Civil Rights Veterans Reflect on Fear, Courage, and Commitment

Edited from a transcript of an April 11, 2015 gathering of civil rights veterans, students and scholars at the Martin Luther King Jr. Education and Research Institute at Stanford University. Read the entire transcript at Veterans of the Civil Rights Movement website: http://www.crmvet.org/disc/1504_fcc.htm and watch the 11 minute video: https://www.youtube.com/watch?v=m2cz6vJnWZs&feature=youtu.be

Gradually I learn that even though I can’t see from any perspective but this one, (meaning my own), I can include other perspectives, understand that others have their own perspective, and each one is just and true as real as mine, even if we’re in disagreement. That’s a stretch of the heart muscle.” – Katherine Thanas, Abbott, Santa Cruz Zen Center

Civil Rights Veterans Gather Stanford MLK Institute April 2015

Civil Rights Veterans Gather Stanford MLK Institute April 2015

50 years of Fighting for Freedom Celebrated at Stanford MLK Institute

For myself, working in the Movement in the summer of ’65, going through experiences with my coworkers in SNCC and SCLC and the local people that I worked with in Wilcox County, Alabama stretched my heart muscle so much more than my brain. We had amazing orientations. By that time, voter registration project leaders had learned from CORE and SNCC, and their own experience. The SCLC SCOPE orientation was tremendous. We had workshops; we had great speakers: Hosea Williams, Bayard Rustin, Jimmy Webb, James Bevel and Martin Luther King himself. Septima Clark taught us how to sing. We had intensive orientation, and then suddenly we are plunged into this violently segregated environment, sharing the experience of being hated, reviled, shot at, arrested, in a very, very rural area.

I was assigned to Wilcox County Alabama. I was just 19 years old and trying to grapple with the reality of how dangerous it was. At first, I had so much trust and faith in my coworkers, our leaders and the people in the community. Before that summer, my sense of myself was that I was a weak, scared girl. That summer, I felt like I really became a woman.

It was so dramatic, the violence, the threats – I was afraid all the time. The boys, both the Black and white, always talked about how brave they were and “Oh no, they can’t do nothing to me.” I was just scared all the time. But because the local people were so brave, and they were protecting us, I had to act brave. But they were the courageous ones.
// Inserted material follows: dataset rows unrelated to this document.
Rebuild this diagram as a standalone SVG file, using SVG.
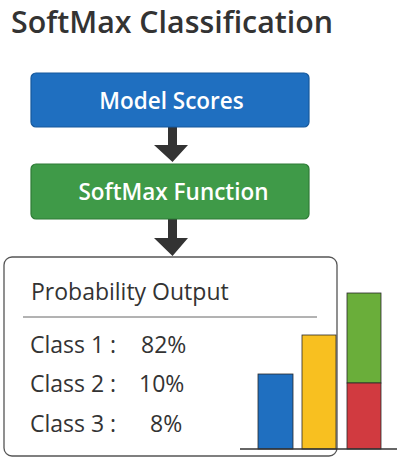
<svg xmlns="http://www.w3.org/2000/svg" width="397" height="459" viewBox="0 0 397 459">
<style>
.t{font-family:"Open Sans","Noto Sans","DejaVu Sans",sans-serif;fill:#333}
.w{font-family:"Open Sans","Noto Sans","DejaVu Sans",sans-serif;fill:#fff;font-weight:600;font-size:22.5px;text-anchor:middle}
.arr{fill:#333}
.bar{stroke:#2a2a2a;stroke-width:0.8}
</style>
<rect width="397" height="459" fill="#fff"/>
<text class="t" x="11" y="33" font-size="30" font-weight="600" textLength="322" lengthAdjust="spacingAndGlyphs">SoftMax Classification</text>
<g id="connectors">
<polygon class="arr" points="168,127 177,127 177,145 188,145 172.5,162 154,145 168,145"/>
<polygon class="arr" points="168,219 177,219 177,238 188,238 172.5,256 154,238 168,238"/>
</g>
<g id="model-scores">
<rect x="31" y="73" width="278" height="54" rx="5" fill="#1f6fc0" stroke="#17599c" stroke-width="1.2"/>
<text class="w" x="171.5" y="109">Model Scores</text>
</g>
<g id="softmax-function">
<rect x="31" y="164" width="278" height="55" rx="5" fill="#3f9a48" stroke="#2f7b37" stroke-width="1.2"/>
<text class="w" x="173.5" y="200">SoftMax Function</text>
</g>
<g id="probability-output">
<rect x="4" y="257" width="333" height="199" rx="8" fill="#fff" stroke="#555" stroke-width="1.3"/>
<text class="t" x="31" y="300" font-size="23">Probability Output</text>
<line x1="23" y1="317" x2="317" y2="317" stroke="#666" stroke-width="1"/>
<text class="t" x="30" y="353" font-size="23">Class 1 :</text>
<text class="t" x="141" y="353" font-size="23">82%</text>
<text class="t" x="30" y="392" font-size="23">Class 2 :</text>
<text class="t" x="139" y="392" font-size="23">10%</text>
<text class="t" x="30" y="432" font-size="23">Class 3 :</text>
<text class="t" x="150" y="432" font-size="23">8%</text>
</g>
<g id="chart">
<rect class="bar" x="258" y="374" width="35" height="75" fill="#1f6fc0"/>
<rect class="bar" x="302" y="335" width="34" height="114" fill="#f8c020"/>
<rect class="bar" x="347" y="293" width="34" height="90" fill="#6aae3a"/>
<rect class="bar" x="347" y="383" width="34" height="66" fill="#d13a40"/>
<line x1="240" y1="449" x2="397" y2="449" stroke="#333" stroke-width="1.3"/>
</g>
</svg>
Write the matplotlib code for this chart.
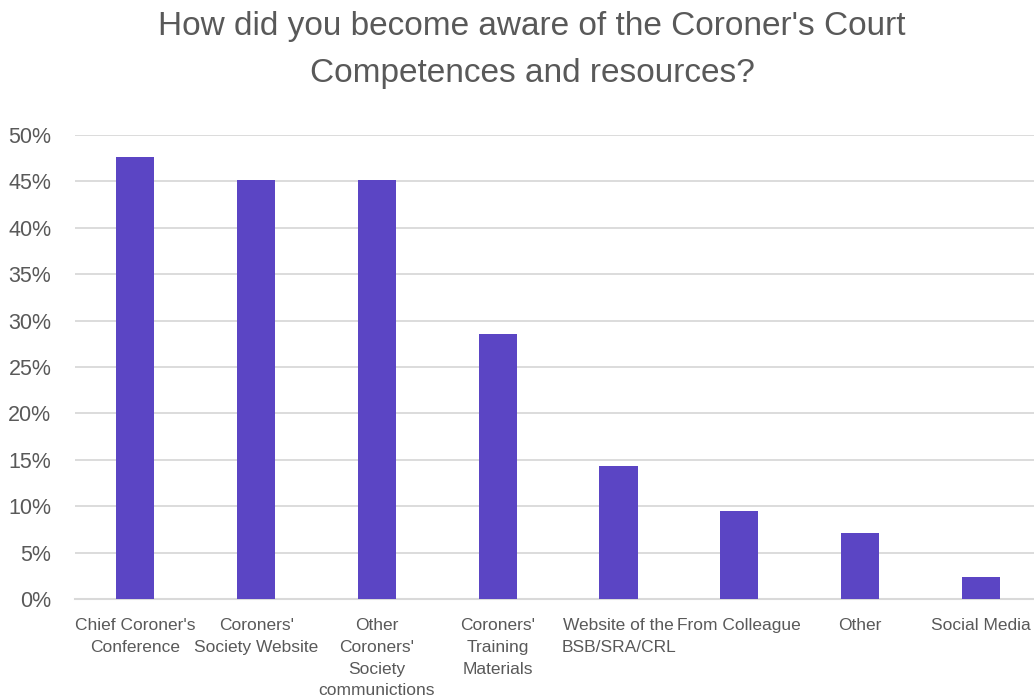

I didn’t know until I went back to write my book, This Bright Light of Ours: Stories from the Voting Rights Fight , that men in some of the familes who kept white kids were sitting up all night with shotguns while we slept. I had no idea at the time. They didn’t let us know that they had to keep up that level of protection to take in a white field worker. I honor those people. I owe them my life, literally, because people were trying to kill us.

Besides the locals, I witnessed incredible courage, role models in both SCLC and SNCC folks I worked with. I was fortunate to work with both groups, the respected reverends and the radical students. It was so exciting to be in the thick of these world changing events. The SNCC kids in Selma, especially Charles Bonner, really broke it down for me, in terms of theory. It was the beginning of my looking at social action critically. I suppose I could have done well to apply that learning in college but when I returned I was such a physical and emotional mess that it took me 15 more years to get a B.A. degree. My experience in the Movement, learning to see the sharecropper in Alabama not as somebody less than, but just somebody with a different perspective, different life experience – that was an invaluable lesson for me. You can learn from all people, not just people like yourself.

Discussion facilitated by Ron Bridgeforth. Other civil rights veterans included: Willie B. Wazir Peacock Wazir Peacock “Stand for Freedom” Video, Jimmy Rogers, Stu House, Kathleen Kolman, Mitchell Zimmerman, Bill Light and Roy Torkington.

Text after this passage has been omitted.